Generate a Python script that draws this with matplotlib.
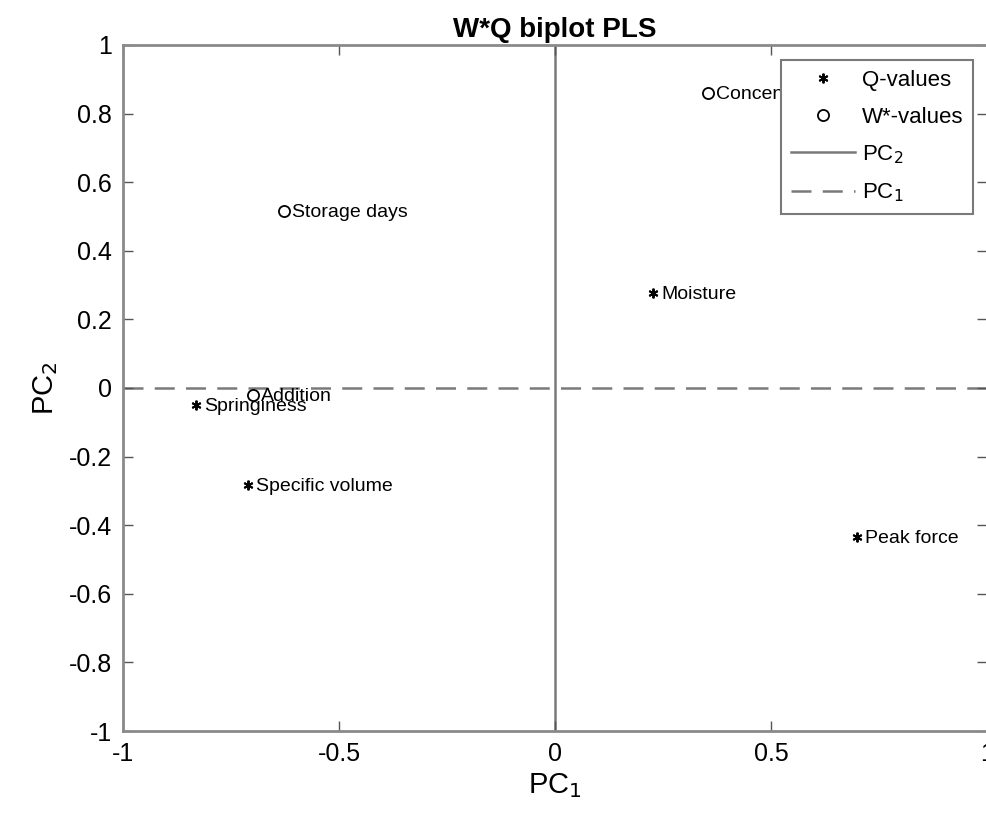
import matplotlib.pyplot as plt

plt.rcParams['font.family'] = ['Liberation Sans', 'DejaVu Sans']
plt.rcParams['axes.unicode_minus'] = False

# Q-values (responses)
q_names = ['Springiness', 'Specific volume', 'Moisture', 'Peak force']
q_x = [-0.831, -0.711, 0.227, 0.699]
q_y = [-0.050, -0.283, 0.277, -0.434]

# W*-values (predictors)
w_names = ['Storage days', 'Addition', 'Concentration']
w_x = [-0.627, -0.699, 0.354]
w_y = [0.516, -0.020, 0.860]

xticks = [-1, -0.5, 0, 0.5, 1]
xticklabels = ['-1', '-0.5', '0', '0.5', '1']
yticks = [-1, -0.8, -0.6, -0.4, -0.2, 0, 0.2, 0.4, 0.6, 0.8, 1]
yticklabels = ['-1', '-0.8', '-0.6', '-0.4', '-0.2', '0', '0.2', '0.4', '0.6', '0.8', '1']

fig = plt.figure(figsize=(9.87, 8.22), dpi=100)
ax = fig.add_axes([0.1246, 0.1107, 0.8754, 0.8346])

# six-armed asterisk like MATLAB's '*'
ax.plot(q_x, q_y, linestyle='none', marker=(6, 2, 0), color='black',
        markersize=7, markeredgewidth=1.4, label='Q-values', zorder=3)
ax.plot(w_x, w_y, linestyle='none', marker='o', markerfacecolor='none',
        markeredgecolor='black', markeredgewidth=1.3, markersize=8,
        label='W*-values', zorder=3)
ax.axvline(0, color='#7a7a7a', linewidth=1.8, label='PC$_2$', zorder=1)
ax.axhline(0, color='#7a7a7a', linewidth=1.8, linestyle=(0, (8, 4.5)),
           label='PC$_1$', zorder=1)

for name, x, y in zip(q_names + w_names, q_x + w_x, q_y + w_y):
    ax.annotate(name, (x, y), xytext=(6, -1), textcoords='offset points',
                va='center', ha='left', fontsize=14, zorder=2)

ax.set_xlim(-1, 1)
ax.set_ylim(-1, 1)
ax.set_xticks(xticks)
ax.set_xticklabels(xticklabels)
ax.set_yticks(yticks)
ax.set_yticklabels(yticklabels)
ax.tick_params(direction='in', top=True, right=True, labelsize=18,
               length=7, width=1, color='#555555', pad=8)
for s in ax.spines.values():
    s.set_color('#8a8a8a')
    s.set_linewidth(2)

ax.set_title('W*Q biplot PLS', fontsize=20, fontweight='bold', pad=6)
ax.set_xlabel('PC$_1$', fontsize=21, labelpad=4)
ax.set_ylabel('PC$_2$', fontsize=21, labelpad=6)

leg = ax.legend(loc='upper right', bbox_to_anchor=(0.984, 0.978),
                borderaxespad=0, fontsize=16, fancybox=False,
                edgecolor='#7a7a7a', framealpha=1, handlelength=2.9,
                labelspacing=0.7, borderpad=0.45, handletextpad=0.3)
leg.get_frame().set_linewidth(1.5)
leg.set_zorder(5)

fig.savefig('out.png', dpi=100)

==*==

SHORT EXERCISE
Copy and report every line where the word "matplotlib" is present.

FINISHED ANSWER
Generate a Python script that draws this with matplotlib.
import matplotlib.pyplot as plt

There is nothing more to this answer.